Il Cavallo in Italia? Un po’ di numeri.
Cosa significa parlare di cavallo in Italia? Qual’è la prima cosa alla quale pensiamo?
Dove lo collochiamo culturalmente? Generalmente la prima immagine che ci sovviene è quella di un
concorso di salto o di completo, delle divise delle fiamme oro o dei nostri cavalieri olimpionici che con
le uniformi delle nostre forze dell’ordine ci rappresentano nelle grandi competizioni internazionali. Un
tempo, oggi non più, un’altra immagine che ci sarebbe apparsa davanti agli occhi sarebbero stati i
pomeriggi all’ippodromo con le signore in cappello e provviste di binocolo che cercavano di avere
soddisfazione sulle proprie scommesse. Altra immagine che ci appare è quella della Federazione
Italiana Sport Equestri che sembra, almeno sulla carta, avere una forma “esclusiva” su questa
magnifica creatura. In realtà, anche se i numeri non sono sempre precisi, anche solo in maniera
approssimativa ci renderemmo conto che il mondo del cavallo è molto più ampio e complesso.
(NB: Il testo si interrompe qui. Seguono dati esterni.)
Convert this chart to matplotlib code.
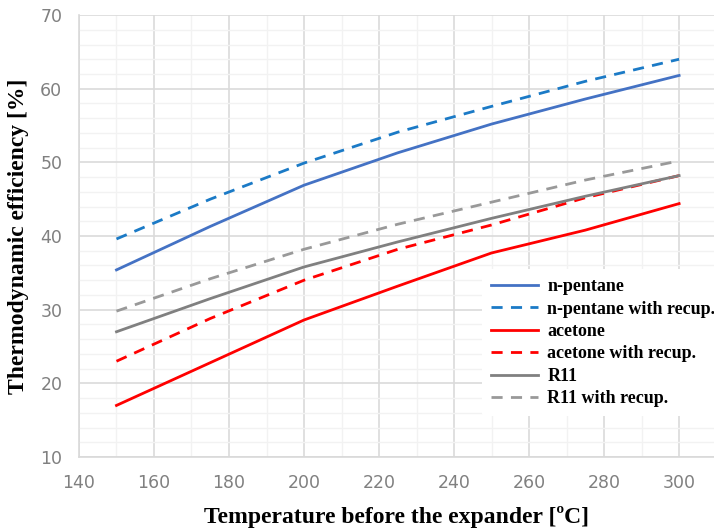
import matplotlib
matplotlib.use('Agg')
import matplotlib.pyplot as plt
from matplotlib.ticker import MultipleLocator

temps = [150, 175, 200, 225, 250, 275, 300]

eff_pentane = [35.4, 41.3, 46.9, 51.3, 55.2, 58.6, 61.8]
eff_pentane_rec = [39.6, 45.0, 49.9, 54.1, 57.6, 61.0, 64.0]
eff_acetone = [17.0, 22.8, 28.6, 33.2, 37.7, 40.8, 44.4]
eff_acetone_rec = [23.0, 28.8, 34.0, 38.2, 41.5, 45.2, 48.2]
eff_r11 = [27.0, 31.5, 35.8, 39.2, 42.4, 45.4, 48.2]
eff_r11_rec = [29.8, 34.2, 38.2, 41.6, 44.6, 47.6, 50.2]

fig = plt.figure(figsize=(7.14, 5.28), dpi=100)
ax = fig.add_axes([0.1106, 0.1345, 0.8894, 0.837])

ax.plot(temps, eff_pentane, '-', color='#4472C4', lw=2, label='n-pentane')
ax.plot(temps, eff_pentane_rec, '--', color='#1B7AC6', lw=2, dashes=(4, 3),
        label='n-pentane with recup.')
ax.plot(temps, eff_acetone, '-', color='#FF0000', lw=2, label='acetone')
ax.plot(temps, eff_acetone_rec, '--', color='#FF0000', lw=2, dashes=(4, 3),
        label='acetone with recup.')
ax.plot(temps, eff_r11, '-', color='#808080', lw=2, label='R11')
ax.plot(temps, eff_r11_rec, '--', color='#999999', lw=2, dashes=(4, 3),
        label='R11 with recup.')

ax.set_xlim(140, 309.3)
ax.set_ylim(10, 70)
ax.xaxis.set_major_locator(MultipleLocator(20))
ax.xaxis.set_minor_locator(MultipleLocator(10))
ax.yaxis.set_major_locator(MultipleLocator(10))
ax.yaxis.set_minor_locator(MultipleLocator(2))
ax.grid(True, which='major', color='#DADADA', lw=1.2)
ax.grid(True, which='minor', color='#F2F2F2', lw=1.0)
ax.set_axisbelow(True)

for s in ['top', 'right']:
    ax.spines[s].set_visible(False)
for s in ['left', 'bottom']:
    ax.spines[s].set_color('#D9D9D9')
    ax.spines[s].set_linewidth(1.2)

ax.tick_params(which='both', length=0, labelsize=12.5, labelcolor='#808080')
ax.tick_params(axis='x', pad=12)
ax.tick_params(axis='y', pad=12)

ax.set_xlabel('Temperature before the expander [ºC]', family='Liberation Serif',
              fontweight='bold', fontsize=17, labelpad=10)
ax.set_ylabel('Thermodynamic efficiency [%]', family='Liberation Serif',
              fontweight='bold', fontsize=17, labelpad=8)

leg = ax.legend(loc='upper left', bbox_to_anchor=(0.635, 0.425), frameon=True,
                facecolor='white', edgecolor='none', framealpha=1,
                prop={'family': 'Liberation Serif', 'weight': 'bold', 'size': 13},
                handlelength=2.6, handletextpad=0.5, labelspacing=0.3,
                borderpad=0.5, borderaxespad=0)

fig.savefig('out.png', dpi=100)
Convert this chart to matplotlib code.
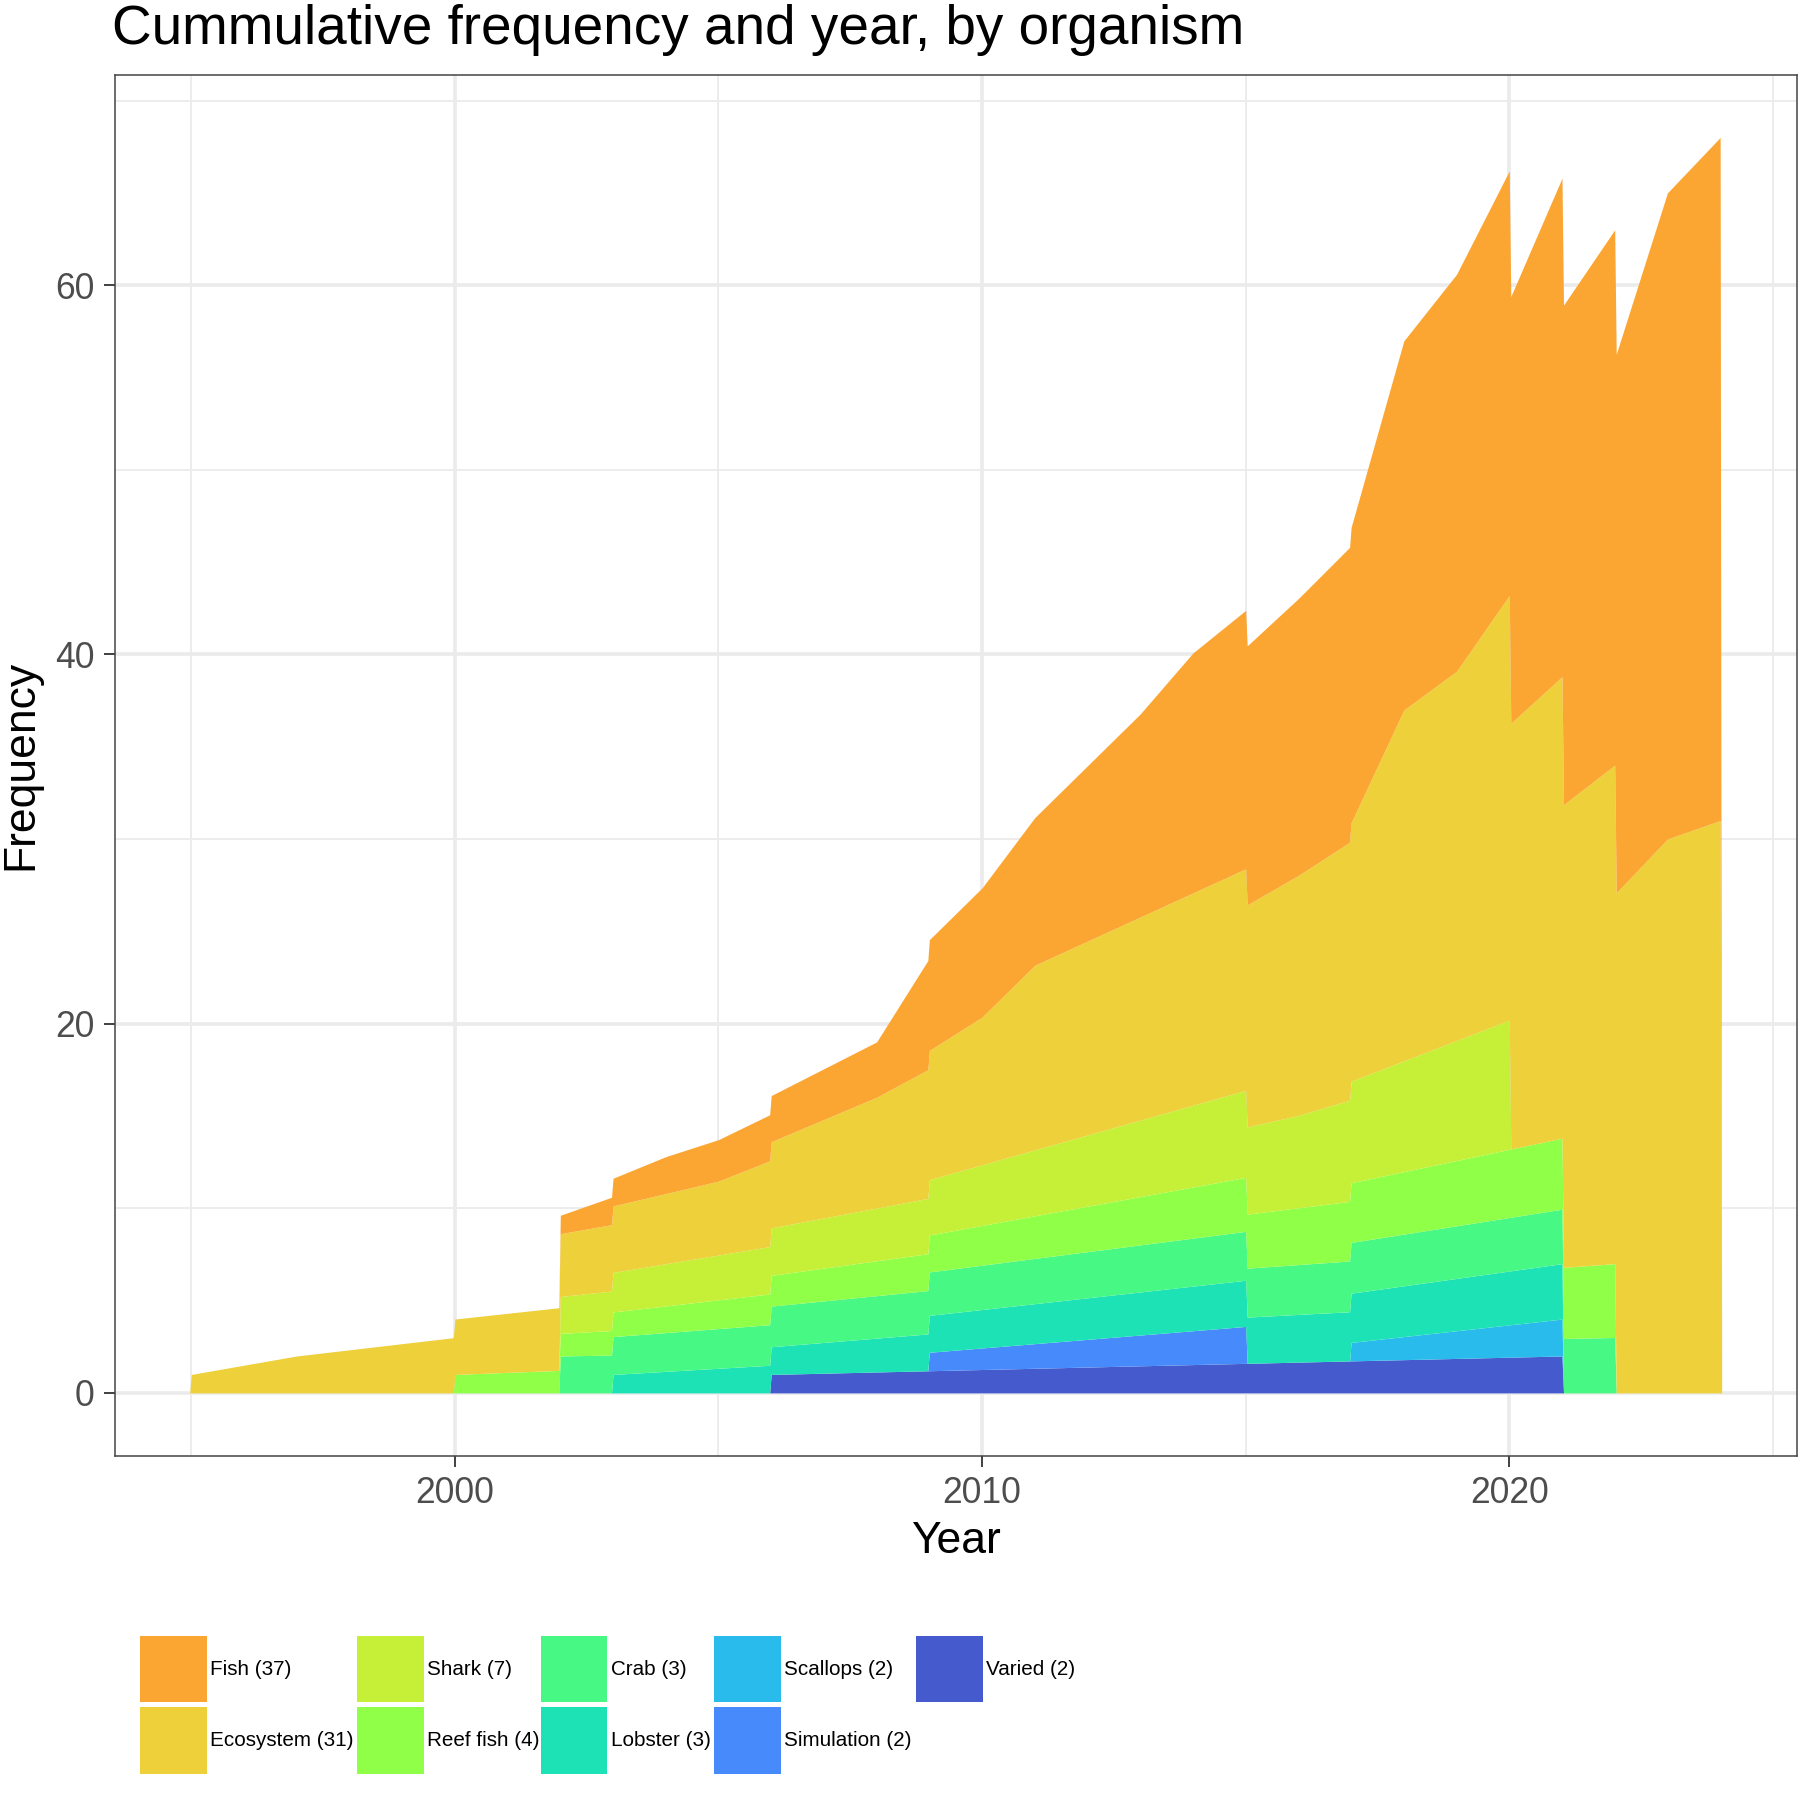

Ma, per un volta tralasciamo discipline, ippica, monta inglese, e americana e concentriamoci sui
numeri: in Italia, dati AIA (associazione Italiana Allevatori), nel 2023 erano registrati circa 490.000
equidi di cui 365.414 cavalli, la parte restante è costituita da muli e asini. Di questi 365.414 cavalli
234.735 sono non DPA (Non destinati alla produzione alimentare. – Nda) e quindi destinati ad attività
ludica, sportiva o animale di compagnia. In Fise al 30 sett. 2023, quindi nello stesso anno erano
registrati 37.659 cavalli che influiscono all’incirca un 10% sulle cifre complessive, una quota
importante che, pur essendo significativa, non copre tutto il panorama equestre. Il resto del comparto
degli equidi non DPA rappresentato da almeno altri 197.076 è spartito in maniera importante tra
un’altra federazione, la Fitetrek Ante (Federazione Italiana Turismo Equestre eTrek e Ante) e una
miriade di EPS (Enti di Promozione Sportiva, in Italia ce ne sono 15 riconosciuti dal CONI) che
assorbono assieme all’ippica il resto degli equidi molti dei quali, non avendo una pura vocazione
sportiva nei ruoli federali, possono avere anche una destinazione all’uso alimentare – DPA. Questa
lunga premessa per porre l’accento su un problema importante, una visione ad ampio spettro di
questo mondo. Nonostante l’orgoglio per i nostri splendidi atleti federali, non posso non vedere delle
potenzialità inespresse. Il mondo equestre dovrebbe essere al giorno d’oggi un mondo molto più
inclusivo e non più, come un tempo, esclusivo. La Fise nel 2023 contava 135.917 iscritti e tra questi
annoveriamo bambini, principianti ed un enorme popolo di cavalieri o futuri tali che, a questo punto
condividerebbero, se stessimo all’aridità dei numeri, 1 cavallo Fise ogni 5 persone, ma il problema non
è questo, bensì la mancata proiezione nel futuro di un mondo con un potenziale enorme ma che
sembra, per i media e per il mondo equestre ufficiale, non avere un reale valore e peso pur
rappresentando più dell’80% del mondo equestre.
Eppure i cavali ci sono ed anche i cavalieri, allora come far diventare la più prestigiosa realtà equestre
italiana non più esclusiva ma inclusiva? Come possiamo mettere al centro di questo grande
patrimonio il cavallo rendendogli gli enormi meriti che ha? La Legge del 2021 inerente il cavallo atleta
è stato un passo avanti, ma include tutti i cavalli o solo quel 10% della federazione. Aumentare nel
2025 le spese di iscrizione e tesseramento di atleti e cavalli in FISE è stato un atto inclusivo o
esclusivo? E’ possibile una visione più ampia e diversa di questo mondo che possa organizzare e
rendere corale il sentimento di tutti i cavalieri, qualunque sia la loro estrazione e formazione? Ci
vorrebbe un visionario, una figura in grado di vedere dentro questo mondo e oltre, in grado di
coniugare le esigenze dei cavalli rendendo loro un contenitore nel quale essere riconosciuti.